Look, I Just Don't Have Time to be Disabled

Normally I am not someone who likes anything that goes slowly. My wheelchair is always cranked to the highest speed. I expect my internet connection to be lightning fast. I am thrilled when the elevator doors open right when I push the button. And I am usually fervently praying that the person in front of me walk faster.

It's not so much the speed that I'm so obsessed with, it's efficiency. I like when there is progress and no hindrance to my goals, or tasks that I need/want to complete. Don't worry, I fully realize what a maniac this makes me sound like. I have come to mostly embrace my maniacal insane goal-driven-ness; my friends openly tease me about this all the time! "Sandy would it really throw your whole day off if I changed your color-coordinated to-do lists?" (For your information, yes it would.. a lot). But more importantly I have also come to realize the downfall this can have on my interactions with others, or even in just simpler day-to-day activities. The reality of life is that things do not move and progress at 'Sandy-speed' (and maybe that's a good thing!) - things happen at the speed of.. well, life.

Finding the point at which my expectations and real-life happenings mesh can sometimes be frustrating, but I have learned a lot about compromises - thanks, or no thanks to having a disability.

Take for instance when I am having a 'slow day.' These days they rarely happen and if they do they usually don't last the whole day. But a slow day is when I wake-up with one of those aches.

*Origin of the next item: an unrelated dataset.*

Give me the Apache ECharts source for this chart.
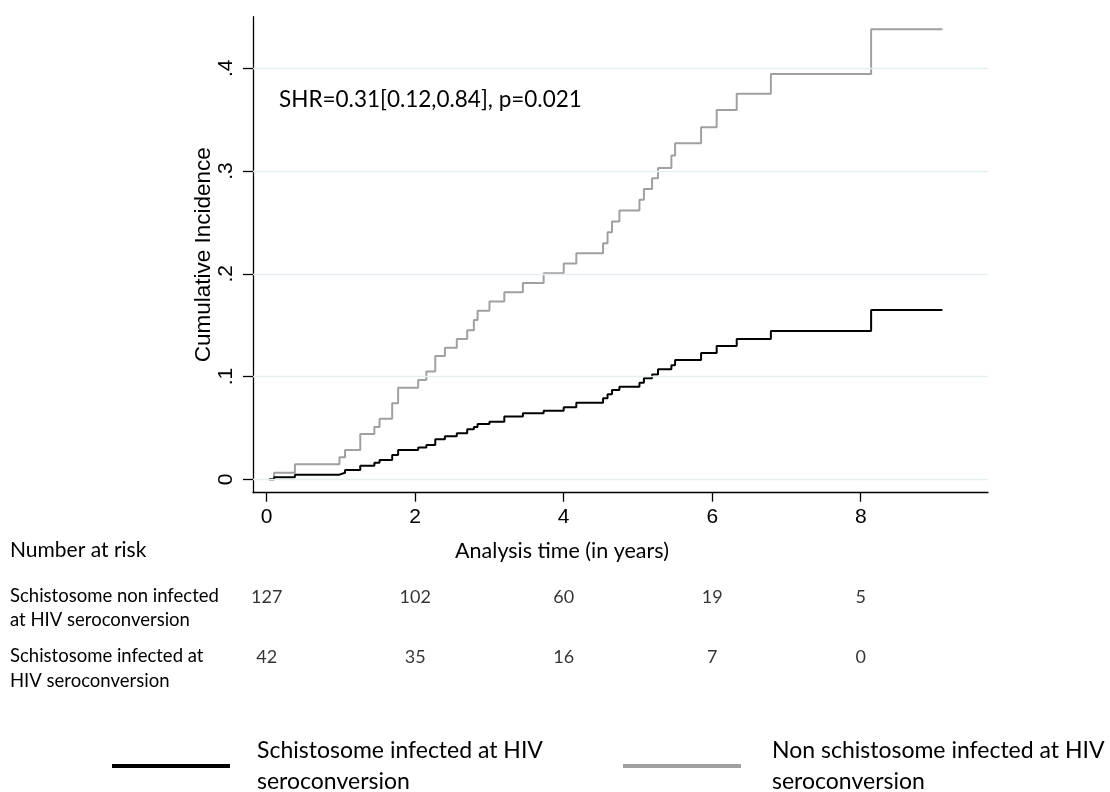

These are the aches that feel as if that aching bone is going to give way and become my next fracture. These are the slow days when it feels like I am sitting on egg shells all day long; constantly in the back of my head I am thinking: is it going to break if I do this? Is this the moment when everything goes haywire today? 
I'm sure many of my readers know what a day like this means. Whether you want to call it a 'slow day' or a day of 'less activity,' or a day spent in a wheelchair - in my mind all of that translates into: compromise galore! Compromise doesn't mean that I still can't get the same things done that I set out to do, but it may mean that I ask for more help in getting them done, or that I take a bit longer to complete tasks. What it doesn't mean is that I get nothing done at all. 

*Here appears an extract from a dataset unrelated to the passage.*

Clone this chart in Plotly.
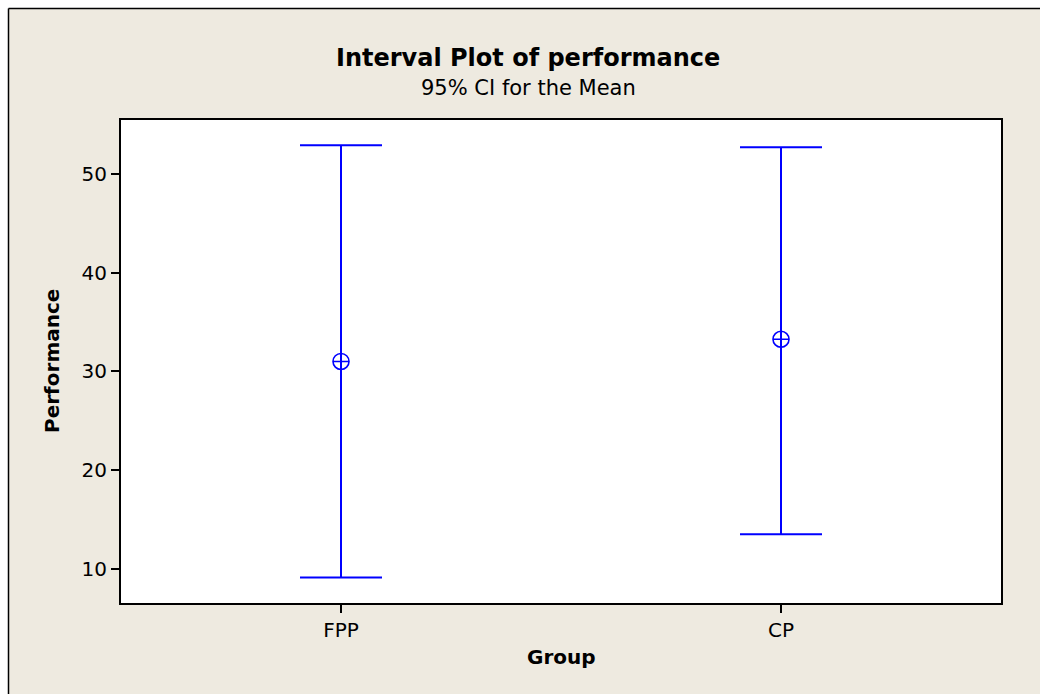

It's days like those where I have to remind myself of my own reality. And this is when the trouble begins: I don't always like owning up to the reality of my 'situation.' The idea that I sometimes have to slow down because things hurt is totally disappointing to me. That's an idea that I don't want to accept, am terrified of having it suddenly 'define' me - even if it's only for a day. And it's an idea that I don't want to have anywhere nearby! Often I would rather ignore the facts and continue to plow through my day as usual, and of course the consequences of this can be quite painful.
And that's just it, isn't it? There are consequences when we don't accept ourselves, particularly the parts that we loathe to own up to. I haven't figured out how to do this (in a way that's as painless as possible with ego-still-intact) yet, but when I do you'll be among the first to know! I have high hopes for myself though - hopefully someday I'll learn how to get the entire ensemble to play at the every wave of my baton. (Hey a girl can dream okay?) In the mean time though.... outta my way I got places to be and things to do, HAPPY MONDAY!